How to Survive Christmas
- Author: Jilly Cooper
- Illustrator: Timothy Jaques
- Language: English
- Genre: Humour; non-fiction
- Publication date: 1986
- Pages: 142
- Website: jillycooper.co.uk/books/how-to-survive-christmas

= How to Survive Christmas =

1986 non-fiction work

How to Survive Christmas: An Xmasochist's Guide to the Darkest Days of the Year is a 1986 humorous book by English author Jilly Cooper. It is designed to be a handbook for the festive season. Written whilst the author was living in the Cotswolds, Cooper stated in later writings that she was surprised her publishers accepted the manuscript. The Northern Echo listed the volume as part of its 1986 critics' choice list for Christmas. The book was reissued in 1998 and 2007, with a further edition proposed for release in November 2025.

== Synopsis ==
Designed as a handbook to Christmas, this humorous and satirical account of the festive period is based on the experiences of the fictional O'Aga family: Scarlett, the mother; her husband Noel; their children, Holly, Robin, Carol and Nicholas; the husband's mistress, Ms Stress; the family dog, Difficult Patch. The book is divided into five sections which cover the period from October to January. The first section, entitled "Christmas Is Coming", includes writing on who to invite for Christmas, the workplace during the festive season and nativity plays. The second, entitled "Bearing Gifts We Traverse Too Far", includes content on lovesickness, adultery, step children and childlessness. The third, "The Dark Night Breaks, the Glory Wakes", covers Christmas Eve, present opening, Christmas dinner and festive television. The fourth, "But What Comes After ...", examines Boxing Day, thank you letters and pantomime. The final section "We Make the Golden Journey to Samarkand" discusses spending Christmas abroad.

== Background ==
Cooper was dismissive of the book in later writing about it, suggesting she was surprised her publishers accepted the manuscript. In a short interview with The Houston Chronicle in 1986, prior to publication, Cooper stated that she hated Christmas, describing it as "a rat race where everyone drinks themselves insensible from the first of December to the middle of January". Earlier in the year, speaking to the Irish Independent, Cooper stated she loved Christmas, but felt it could be a "time of major panic" for people. Written whilst Cooper was living in the Cotswolds, the book takes a satirical and humorous approach to Christmas in England.

== Reception ==
Upon publication in 1986, The Northern Echo listed the volume as part of its critics choice list for Christmas. In their review it was described as "a sceptical view" of the festive season. In contrast the Lincolnshire Echo described the book as "hilarious", as did the Daily Post. Advice from the book has been quoted in a range of other places including tips such as opening presents on Christmas afternoon, drunken pre-Christmas lunches, not inviting lonely guests, doing Christmas shopping solo, amongst others. In a 1990 review for Angels Rush In, which features excerpts from the book, How to Survive Christmas was described as Cooper's "most useful" work.

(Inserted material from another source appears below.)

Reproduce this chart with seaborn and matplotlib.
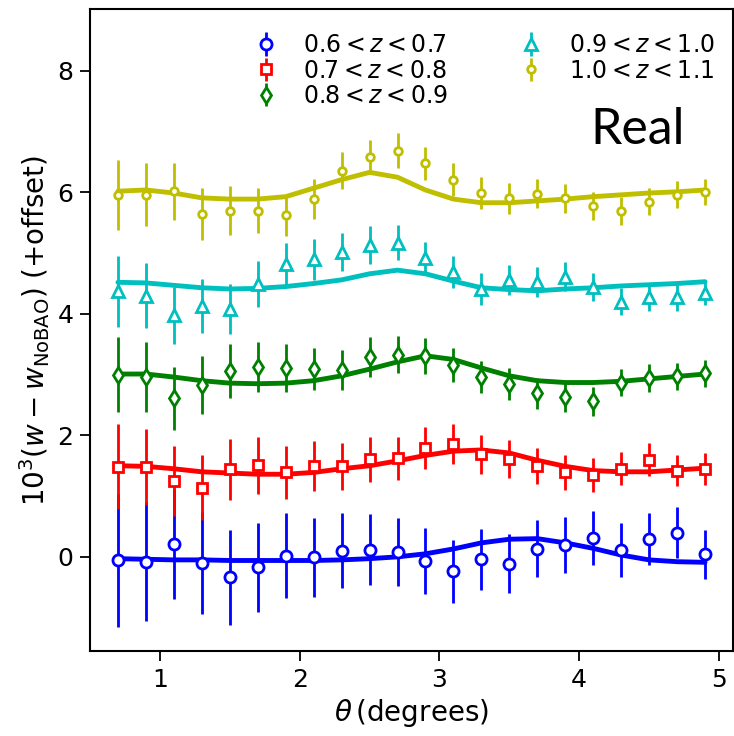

The book was revised and reissued in 1998. Whilst the Telegraph & Argus found its humour "appealing", but the Hull Daily Mail was less positive about it, describing the book as "pointless", while conceding that Cooper does "pointless and insubstantial better than many people". In 1999 The Guardian listed the book as a key work to read to help you prepare for Christmas.

The book was reissued in 2007, although it was not updated for the release. In an interview to discuss the new edition, Cooper stated that her Christmases used to be a sea of plastic, but were now a sea of computer games; she also stated that she was a "great believer in a traditional Christmas".

A new edition of the book was due to be published in November 2025.